A Vietnamese girl seems to be dancing among the ruins of a burnt-out hamlet. Her house has burned down and her family killed, yet she continues to move and dance despite the devastation she sees, her face quiet and composed. Later that night, Azar mocks and mimics the girl's gestures. Henry Dobbins disapproves and threatens him to make him stop if he does not dance right.
The central symbol in this vignette is the dance of the young girl. The characters understand dancing as deliberate, purposeful, graceful, and meaningful: everything that the war in Vietnam is not. The repeating theme is that the characters labor to understand why the girl is dancing and the meaning of her dance. All around lies destruction, decay, and death, and yet she dances. Perhaps she dances as an escape from her reality; perhaps she dances to deny her reality; or perhaps, as Azar says, she dances a ritual that gives meaning to what has happened. When she covers her ears with her hands, she may be either blocking out sound or acting out an ornate cultural ritual.
Regardless of the meaning of the dance, O'Brien makes it clear that the American soldiers do not understand either why she dances or what the dance means. To them, this scene is one of destruction and the dancing girl is an abomination. Everything else fits the schema of destruction and war, the dance alone stands out. And yet it is around her dance that the story revolves and the soldiers continually lead their discussion. To them, there must be meaning, and meaning is what they desperately lack.

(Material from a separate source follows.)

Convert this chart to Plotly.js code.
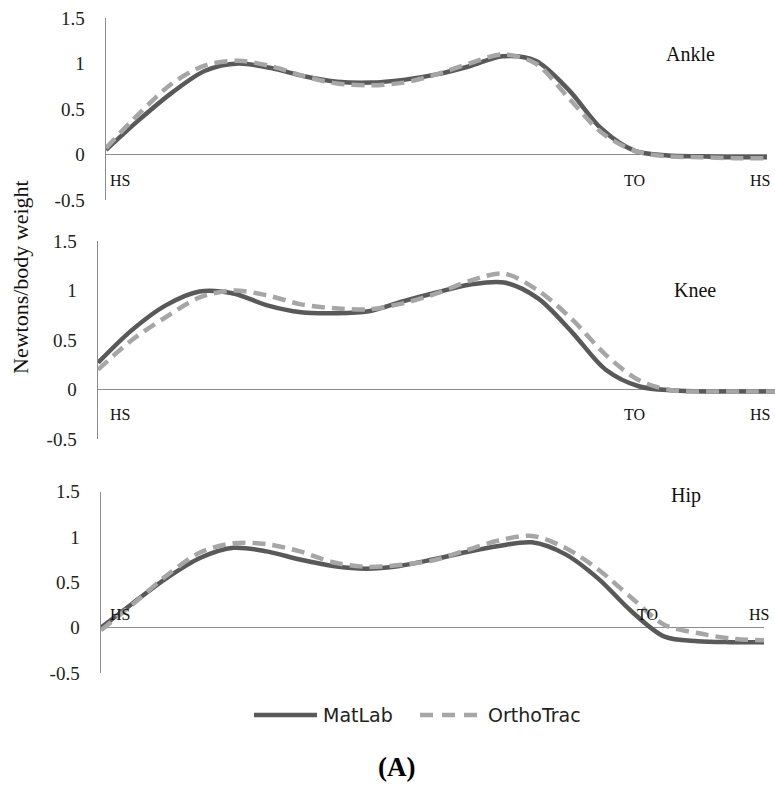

In fact, the dancing girl is one of the most optimistic symbols O'Brien gives us in the novel, for clearly she symbolizes something, even if we cannot know it. The soldiers cannot ignore her because they are starving for meaning in their campaign; any meaning, even the meaning of a small girl dancing in the middle of dead bodies and ashes. She pays them and their doings no heed, and yet they constantly attend her dance, seeking its meaning.
O'Brien deliberately uses open words when he says that later that night "Azar mocked the girl's dancing." On the one hand, Azar could just have been imitating the dance; on the other hand, he may also have been making light of it, the pejorative meaning of "mock." But this haunting statement is only a smokescreen: O'Brien is tricking us and wondering whether we will catch the main point — that Azar is now dancing. Even after they have left the scene and the girl behind, their minds still dwell on the dance and its elusive meaning. For the soldiers, if they can do the dance properly, they may understand something, anything about where they are and what they are doing there.
In the end, the pseudo-hero of the vignette, Henry Dobbins, proves to be the most deluded. He stops Azar from dancing and warns him that he should dance "right." What Dobbins does not understand, and what is unspeakably beyond the comprehension of the band of soldiers, is that they cannot dance right, for they have no meaning to deliver. All they can do is make large dance-like gestures, mocking what they cannot, but what they desperately want to, understand.